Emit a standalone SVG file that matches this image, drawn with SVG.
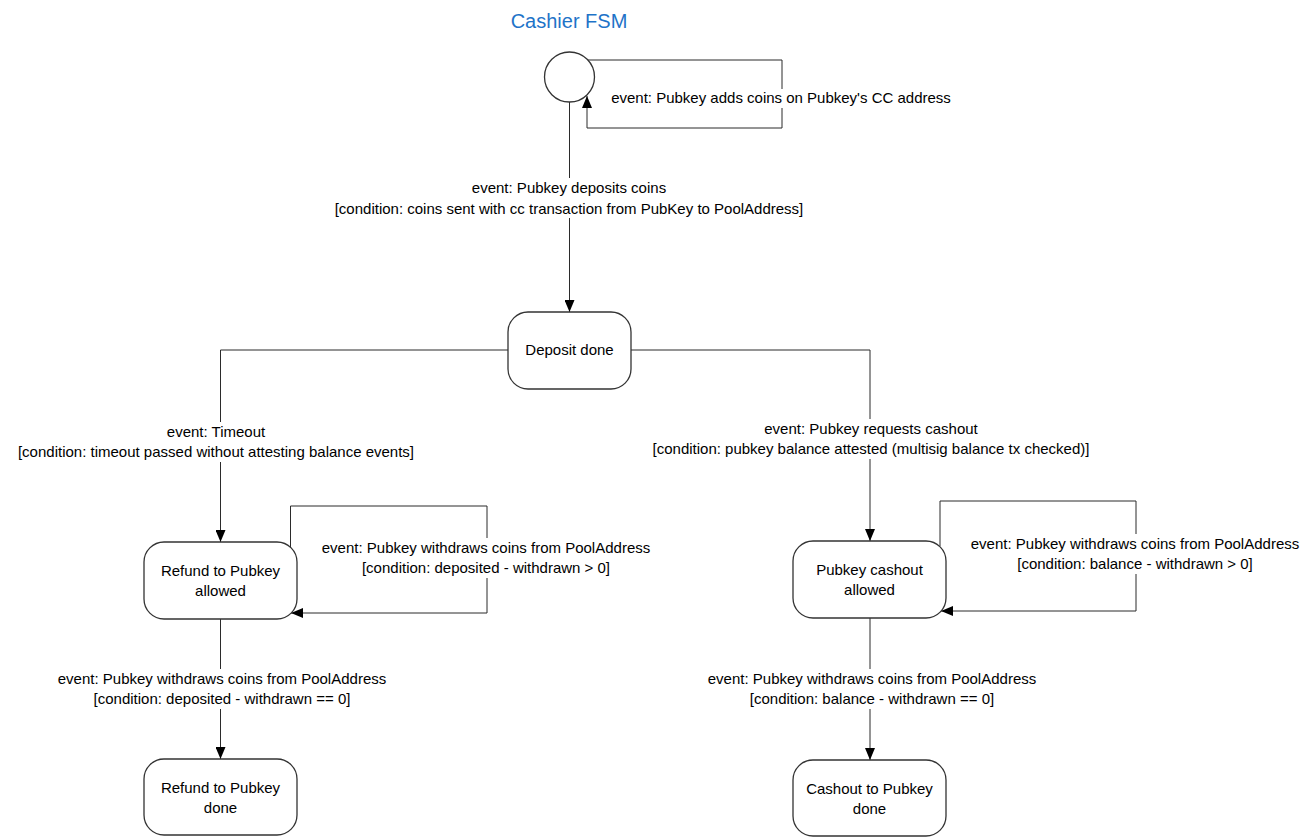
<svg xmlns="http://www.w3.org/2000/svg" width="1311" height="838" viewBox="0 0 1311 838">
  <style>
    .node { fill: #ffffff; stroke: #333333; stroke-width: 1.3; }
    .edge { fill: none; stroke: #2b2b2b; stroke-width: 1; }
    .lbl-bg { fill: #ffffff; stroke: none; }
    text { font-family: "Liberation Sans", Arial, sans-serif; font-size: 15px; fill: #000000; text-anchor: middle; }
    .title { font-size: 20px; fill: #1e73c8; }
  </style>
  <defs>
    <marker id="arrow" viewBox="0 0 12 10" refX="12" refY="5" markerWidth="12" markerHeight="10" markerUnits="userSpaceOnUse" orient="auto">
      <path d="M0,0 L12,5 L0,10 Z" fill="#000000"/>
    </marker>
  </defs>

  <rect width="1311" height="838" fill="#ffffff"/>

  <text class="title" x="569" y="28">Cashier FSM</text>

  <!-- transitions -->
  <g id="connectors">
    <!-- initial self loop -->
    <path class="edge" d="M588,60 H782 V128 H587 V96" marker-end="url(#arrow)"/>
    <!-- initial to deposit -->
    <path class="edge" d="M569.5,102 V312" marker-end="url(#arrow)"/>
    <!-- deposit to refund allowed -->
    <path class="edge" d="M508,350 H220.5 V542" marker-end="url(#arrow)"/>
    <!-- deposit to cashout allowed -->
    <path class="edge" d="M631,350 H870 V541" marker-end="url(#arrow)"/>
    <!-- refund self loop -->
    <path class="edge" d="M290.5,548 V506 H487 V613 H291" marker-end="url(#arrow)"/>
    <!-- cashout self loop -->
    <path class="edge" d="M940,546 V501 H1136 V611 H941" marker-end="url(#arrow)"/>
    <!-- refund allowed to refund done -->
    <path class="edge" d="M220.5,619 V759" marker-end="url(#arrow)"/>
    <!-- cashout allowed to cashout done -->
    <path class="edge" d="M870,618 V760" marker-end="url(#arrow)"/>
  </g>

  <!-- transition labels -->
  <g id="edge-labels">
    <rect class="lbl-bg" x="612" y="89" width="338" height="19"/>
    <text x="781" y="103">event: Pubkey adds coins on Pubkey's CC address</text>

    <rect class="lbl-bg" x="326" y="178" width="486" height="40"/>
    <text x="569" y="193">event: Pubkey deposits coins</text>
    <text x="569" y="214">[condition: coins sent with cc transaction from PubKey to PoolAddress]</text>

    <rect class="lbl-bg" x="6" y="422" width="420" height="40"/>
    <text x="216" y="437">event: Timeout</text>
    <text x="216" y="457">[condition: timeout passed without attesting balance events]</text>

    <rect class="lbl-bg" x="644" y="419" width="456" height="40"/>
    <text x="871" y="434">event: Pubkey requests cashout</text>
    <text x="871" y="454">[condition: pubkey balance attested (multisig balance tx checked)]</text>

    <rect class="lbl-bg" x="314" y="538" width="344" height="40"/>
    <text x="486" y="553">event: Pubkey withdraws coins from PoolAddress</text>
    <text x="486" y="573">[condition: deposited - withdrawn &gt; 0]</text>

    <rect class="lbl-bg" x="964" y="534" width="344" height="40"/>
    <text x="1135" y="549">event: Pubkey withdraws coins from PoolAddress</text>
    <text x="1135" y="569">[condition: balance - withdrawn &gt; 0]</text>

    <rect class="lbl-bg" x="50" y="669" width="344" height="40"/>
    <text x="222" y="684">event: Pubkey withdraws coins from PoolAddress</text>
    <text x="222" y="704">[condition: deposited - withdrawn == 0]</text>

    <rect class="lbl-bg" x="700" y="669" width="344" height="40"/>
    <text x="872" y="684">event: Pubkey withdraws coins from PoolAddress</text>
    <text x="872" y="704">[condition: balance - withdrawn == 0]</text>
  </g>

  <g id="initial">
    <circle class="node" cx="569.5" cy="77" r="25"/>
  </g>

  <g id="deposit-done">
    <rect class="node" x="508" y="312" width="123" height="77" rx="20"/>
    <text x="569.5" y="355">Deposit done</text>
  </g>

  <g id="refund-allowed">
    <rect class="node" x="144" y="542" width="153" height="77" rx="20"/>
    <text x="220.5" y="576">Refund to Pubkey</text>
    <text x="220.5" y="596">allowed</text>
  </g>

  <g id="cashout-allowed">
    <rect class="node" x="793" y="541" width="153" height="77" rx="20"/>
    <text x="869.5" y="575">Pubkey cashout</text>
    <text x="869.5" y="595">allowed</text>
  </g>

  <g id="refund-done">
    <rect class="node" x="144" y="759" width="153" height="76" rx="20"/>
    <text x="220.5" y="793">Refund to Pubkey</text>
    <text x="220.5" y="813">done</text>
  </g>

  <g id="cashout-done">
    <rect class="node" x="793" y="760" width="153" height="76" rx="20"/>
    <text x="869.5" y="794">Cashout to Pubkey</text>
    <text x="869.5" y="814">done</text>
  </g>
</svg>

:: What to work on ::
Quote every line word for word and keep the images out of the copy.

:: Exercise response ::
Emit a standalone SVG file that matches this image, drawn with SVG.
<svg xmlns="http://www.w3.org/2000/svg" width="1311" height="838" viewBox="0 0 1311 838">
  <style>
    .node { fill: #ffffff; stroke: #333333; stroke-width: 1.3; }
    .edge { fill: none; stroke: #2b2b2b; stroke-width: 1; }
    .lbl-bg { fill: #ffffff; stroke: none; }
    text { font-family: "Liberation Sans", Arial, sans-serif; font-size: 15px; fill: #000000; text-anchor: middle; }
    .title { font-size: 20px; fill: #1e73c8; }
  </style>
  <defs>
    <marker id="arrow" viewBox="0 0 12 10" refX="12" refY="5" markerWidth="12" markerHeight="10" markerUnits="userSpaceOnUse" orient="auto">
      <path d="M0,0 L12,5 L0,10 Z" fill="#000000"/>
    </marker>
  </defs>

  <rect width="1311" height="838" fill="#ffffff"/>

  <text class="title" x="569" y="28">Cashier FSM</text>

  <!-- transitions -->
  <g id="connectors">
    <!-- initial self loop -->
    <path class="edge" d="M588,60 H782 V128 H587 V96" marker-end="url(#arrow)"/>
    <!-- initial to deposit -->
    <path class="edge" d="M569.5,102 V312" marker-end="url(#arrow)"/>
    <!-- deposit to refund allowed -->
    <path class="edge" d="M508,350 H220.5 V542" marker-end="url(#arrow)"/>
    <!-- deposit to cashout allowed -->
    <path class="edge" d="M631,350 H870 V541" marker-end="url(#arrow)"/>
    <!-- refund self loop -->
    <path class="edge" d="M290.5,548 V506 H487 V613 H291" marker-end="url(#arrow)"/>
    <!-- cashout self loop -->
    <path class="edge" d="M940,546 V501 H1136 V611 H941" marker-end="url(#arrow)"/>
    <!-- refund allowed to refund done -->
    <path class="edge" d="M220.5,619 V759" marker-end="url(#arrow)"/>
    <!-- cashout allowed to cashout done -->
    <path class="edge" d="M870,618 V760" marker-end="url(#arrow)"/>
  </g>

  <!-- transition labels -->
  <g id="edge-labels">
    <rect class="lbl-bg" x="612" y="89" width="338" height="19"/>
    <text x="781" y="103">event: Pubkey adds coins on Pubkey's CC address</text>

    <rect class="lbl-bg" x="326" y="178" width="486" height="40"/>
    <text x="569" y="193">event: Pubkey deposits coins</text>
    <text x="569" y="214">[condition: coins sent with cc transaction from PubKey to PoolAddress]</text>

    <rect class="lbl-bg" x="6" y="422" width="420" height="40"/>
    <text x="216" y="437">event: Timeout</text>
    <text x="216" y="457">[condition: timeout passed without attesting balance events]</text>

    <rect class="lbl-bg" x="644" y="419" width="456" height="40"/>
    <text x="871" y="434">event: Pubkey requests cashout</text>
    <text x="871" y="454">[condition: pubkey balance attested (multisig balance tx checked)]</text>

    <rect class="lbl-bg" x="314" y="538" width="344" height="40"/>
    <text x="486" y="553">event: Pubkey withdraws coins from PoolAddress</text>
    <text x="486" y="573">[condition: deposited - withdrawn &gt; 0]</text>

    <rect class="lbl-bg" x="964" y="534" width="344" height="40"/>
    <text x="1135" y="549">event: Pubkey withdraws coins from PoolAddress</text>
    <text x="1135" y="569">[condition: balance - withdrawn &gt; 0]</text>

    <rect class="lbl-bg" x="50" y="669" width="344" height="40"/>
    <text x="222" y="684">event: Pubkey withdraws coins from PoolAddress</text>
    <text x="222" y="704">[condition: deposited - withdrawn == 0]</text>

    <rect class="lbl-bg" x="700" y="669" width="344" height="40"/>
    <text x="872" y="684">event: Pubkey withdraws coins from PoolAddress</text>
    <text x="872" y="704">[condition: balance - withdrawn == 0]</text>
  </g>

  <g id="initial">
    <circle class="node" cx="569.5" cy="77" r="25"/>
  </g>

  <g id="deposit-done">
    <rect class="node" x="508" y="312" width="123" height="77" rx="20"/>
    <text x="569.5" y="355">Deposit done</text>
  </g>

  <g id="refund-allowed">
    <rect class="node" x="144" y="542" width="153" height="77" rx="20"/>
    <text x="220.5" y="576">Refund to Pubkey</text>
    <text x="220.5" y="596">allowed</text>
  </g>

  <g id="cashout-allowed">
    <rect class="node" x="793" y="541" width="153" height="77" rx="20"/>
    <text x="869.5" y="575">Pubkey cashout</text>
    <text x="869.5" y="595">allowed</text>
  </g>

  <g id="refund-done">
    <rect class="node" x="144" y="759" width="153" height="76" rx="20"/>
    <text x="220.5" y="793">Refund to Pubkey</text>
    <text x="220.5" y="813">done</text>
  </g>

  <g id="cashout-done">
    <rect class="node" x="793" y="760" width="153" height="76" rx="20"/>
    <text x="869.5" y="794">Cashout to Pubkey</text>
    <text x="869.5" y="814">done</text>
  </g>
</svg>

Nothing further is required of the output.